The legal basis for these conclusions, as set out in the district court's opinion, appears to be an amalgam of 14 U.S.C. § 86, a statute authorizing the Coast Guard to mark wrecks, 33 U.S.C. § 409, a statute prescribing the duties of owners of wrecked vessels, and Indian Towing Co. v. United States, 350 U.S. 61, 76 S.Ct. 122, 100 L.Ed. 48 (1955), a case holding the government liable for negligently failing to maintain a navigational aid after inducing reliance thereon. As we conclude the government is not liable under any of these theories, we reverse.

We commence with a brief overview of certain statutory provisions pertaining to obstructions of navigable waters.
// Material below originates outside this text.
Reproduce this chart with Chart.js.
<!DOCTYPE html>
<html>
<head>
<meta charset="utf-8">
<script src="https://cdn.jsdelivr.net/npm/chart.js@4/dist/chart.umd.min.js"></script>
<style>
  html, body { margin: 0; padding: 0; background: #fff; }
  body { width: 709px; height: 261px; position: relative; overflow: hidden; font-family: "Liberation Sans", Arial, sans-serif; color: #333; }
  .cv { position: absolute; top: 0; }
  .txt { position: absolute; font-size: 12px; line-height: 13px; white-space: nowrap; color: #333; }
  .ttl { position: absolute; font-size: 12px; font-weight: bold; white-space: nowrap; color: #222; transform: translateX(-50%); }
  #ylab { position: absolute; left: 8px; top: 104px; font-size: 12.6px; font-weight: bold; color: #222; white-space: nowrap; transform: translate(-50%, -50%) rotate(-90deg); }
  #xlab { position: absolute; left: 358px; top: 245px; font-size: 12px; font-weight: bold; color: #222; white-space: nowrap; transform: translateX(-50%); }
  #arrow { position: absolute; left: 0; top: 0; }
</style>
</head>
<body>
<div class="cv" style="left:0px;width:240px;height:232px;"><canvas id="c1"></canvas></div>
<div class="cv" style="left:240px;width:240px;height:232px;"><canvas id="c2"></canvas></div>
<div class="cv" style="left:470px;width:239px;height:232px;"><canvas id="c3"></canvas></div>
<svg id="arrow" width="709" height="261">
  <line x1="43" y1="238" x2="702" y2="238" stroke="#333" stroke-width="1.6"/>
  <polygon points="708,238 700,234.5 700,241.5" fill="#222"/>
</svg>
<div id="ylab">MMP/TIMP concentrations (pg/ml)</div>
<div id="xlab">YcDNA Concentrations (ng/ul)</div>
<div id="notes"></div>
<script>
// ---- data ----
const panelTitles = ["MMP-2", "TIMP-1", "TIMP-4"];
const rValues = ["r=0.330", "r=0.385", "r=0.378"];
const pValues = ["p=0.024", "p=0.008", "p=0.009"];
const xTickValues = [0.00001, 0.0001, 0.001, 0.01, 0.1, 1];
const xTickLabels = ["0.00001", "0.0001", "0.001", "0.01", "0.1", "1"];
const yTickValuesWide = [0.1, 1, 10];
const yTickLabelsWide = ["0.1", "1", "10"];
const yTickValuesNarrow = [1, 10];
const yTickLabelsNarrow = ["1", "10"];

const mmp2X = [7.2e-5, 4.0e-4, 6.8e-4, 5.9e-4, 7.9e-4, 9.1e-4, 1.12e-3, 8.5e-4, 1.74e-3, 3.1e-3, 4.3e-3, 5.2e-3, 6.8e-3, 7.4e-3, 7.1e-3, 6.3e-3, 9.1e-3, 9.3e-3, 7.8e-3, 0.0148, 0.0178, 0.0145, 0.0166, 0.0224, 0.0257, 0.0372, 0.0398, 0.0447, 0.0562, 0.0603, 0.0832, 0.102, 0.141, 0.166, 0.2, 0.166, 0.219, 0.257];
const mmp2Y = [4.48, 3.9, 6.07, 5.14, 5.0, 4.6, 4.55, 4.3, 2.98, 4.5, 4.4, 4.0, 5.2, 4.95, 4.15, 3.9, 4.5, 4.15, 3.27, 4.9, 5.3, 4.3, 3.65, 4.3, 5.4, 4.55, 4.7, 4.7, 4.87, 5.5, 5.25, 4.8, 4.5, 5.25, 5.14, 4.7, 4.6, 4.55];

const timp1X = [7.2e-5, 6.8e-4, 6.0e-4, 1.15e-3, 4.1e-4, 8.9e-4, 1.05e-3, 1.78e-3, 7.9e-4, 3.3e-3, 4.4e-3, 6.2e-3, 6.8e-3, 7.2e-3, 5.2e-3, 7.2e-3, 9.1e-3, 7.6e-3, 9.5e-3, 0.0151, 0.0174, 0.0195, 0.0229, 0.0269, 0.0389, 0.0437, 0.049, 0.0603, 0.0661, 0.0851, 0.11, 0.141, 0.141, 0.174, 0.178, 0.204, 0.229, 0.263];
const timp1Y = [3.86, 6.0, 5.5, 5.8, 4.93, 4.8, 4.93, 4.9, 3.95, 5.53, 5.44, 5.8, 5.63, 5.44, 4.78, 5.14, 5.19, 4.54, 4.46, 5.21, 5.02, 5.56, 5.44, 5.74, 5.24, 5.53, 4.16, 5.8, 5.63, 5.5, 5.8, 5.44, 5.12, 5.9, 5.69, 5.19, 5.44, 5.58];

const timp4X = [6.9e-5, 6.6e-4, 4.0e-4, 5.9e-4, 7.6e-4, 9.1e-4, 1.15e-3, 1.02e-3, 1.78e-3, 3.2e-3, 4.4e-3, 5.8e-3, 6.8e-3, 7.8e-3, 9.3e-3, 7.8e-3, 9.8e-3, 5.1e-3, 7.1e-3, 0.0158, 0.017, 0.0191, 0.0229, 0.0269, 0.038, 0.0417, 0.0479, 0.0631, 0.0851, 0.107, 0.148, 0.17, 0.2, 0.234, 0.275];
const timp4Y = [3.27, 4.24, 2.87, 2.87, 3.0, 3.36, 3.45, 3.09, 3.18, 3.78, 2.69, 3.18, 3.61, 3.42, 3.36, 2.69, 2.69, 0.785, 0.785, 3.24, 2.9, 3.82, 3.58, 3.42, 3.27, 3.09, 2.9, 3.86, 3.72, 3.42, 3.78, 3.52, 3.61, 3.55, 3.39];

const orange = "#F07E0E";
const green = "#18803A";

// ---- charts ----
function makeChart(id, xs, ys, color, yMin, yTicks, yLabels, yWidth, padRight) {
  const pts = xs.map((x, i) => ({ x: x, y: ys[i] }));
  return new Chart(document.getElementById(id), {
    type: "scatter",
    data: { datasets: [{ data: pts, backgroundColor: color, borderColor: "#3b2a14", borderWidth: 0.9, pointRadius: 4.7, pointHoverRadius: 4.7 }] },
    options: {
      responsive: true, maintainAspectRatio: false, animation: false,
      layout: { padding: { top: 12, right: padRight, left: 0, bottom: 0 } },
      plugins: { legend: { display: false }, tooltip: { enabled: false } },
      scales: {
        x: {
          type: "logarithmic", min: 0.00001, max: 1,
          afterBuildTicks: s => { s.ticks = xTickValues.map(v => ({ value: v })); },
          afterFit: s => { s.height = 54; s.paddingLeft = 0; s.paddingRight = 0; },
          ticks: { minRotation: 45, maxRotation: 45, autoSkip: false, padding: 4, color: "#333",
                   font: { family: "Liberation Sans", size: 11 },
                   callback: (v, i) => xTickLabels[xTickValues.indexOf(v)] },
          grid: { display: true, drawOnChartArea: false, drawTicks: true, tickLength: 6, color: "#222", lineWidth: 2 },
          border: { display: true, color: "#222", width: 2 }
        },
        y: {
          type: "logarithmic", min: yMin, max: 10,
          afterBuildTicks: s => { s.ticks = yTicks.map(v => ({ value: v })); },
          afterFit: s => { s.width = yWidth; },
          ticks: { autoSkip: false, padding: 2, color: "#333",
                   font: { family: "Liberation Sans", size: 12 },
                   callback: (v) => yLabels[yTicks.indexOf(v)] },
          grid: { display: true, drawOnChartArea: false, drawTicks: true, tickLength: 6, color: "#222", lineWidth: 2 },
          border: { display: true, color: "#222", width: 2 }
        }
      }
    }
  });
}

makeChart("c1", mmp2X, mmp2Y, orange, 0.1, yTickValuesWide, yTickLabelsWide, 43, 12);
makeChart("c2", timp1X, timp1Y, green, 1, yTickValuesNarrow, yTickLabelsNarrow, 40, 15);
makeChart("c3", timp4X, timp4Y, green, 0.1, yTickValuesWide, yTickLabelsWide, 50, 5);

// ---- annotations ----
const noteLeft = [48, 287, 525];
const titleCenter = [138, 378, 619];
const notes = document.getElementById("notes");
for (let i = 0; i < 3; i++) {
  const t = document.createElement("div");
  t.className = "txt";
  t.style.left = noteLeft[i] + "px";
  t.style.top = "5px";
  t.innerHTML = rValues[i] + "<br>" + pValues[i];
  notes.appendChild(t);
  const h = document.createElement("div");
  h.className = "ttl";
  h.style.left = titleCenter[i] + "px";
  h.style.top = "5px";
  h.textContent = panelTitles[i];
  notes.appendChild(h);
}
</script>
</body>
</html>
Section 403 of title 33 proscribes the "creation of any obstruction not affirmatively authorized by Congress, to the navigable capacity of any of the waters of the United States . . . ." Other sections of the same title deal with particular types of obstructions such as bridges, dams, dikes (§ 401), refuse (§ 407), sunken vessels (§ 409) and prescribe the duties and liabilities of those responsible for an unlawful obstruction. Under § 409 an owner of a vessel sunk "accidentally or otherwise" is required to mark the vessel "with a buoy or beacon" and to commence its immediate removal. Violation of the statutory duties is evidence of negligence and may give rise to civil tort liability. Ingram Corp. v. Ohio River Co., 505 F.2d 1364 (6th Cir. 1974); Humble Oil & Refining Co. v. Tug Crochet, 422 F.2d 602 (5th Cir. 1970); Morania Barge No. 140, Inc. v. M&J Tracy, Inc., 312 F.2d 78, 80 (2d Cir.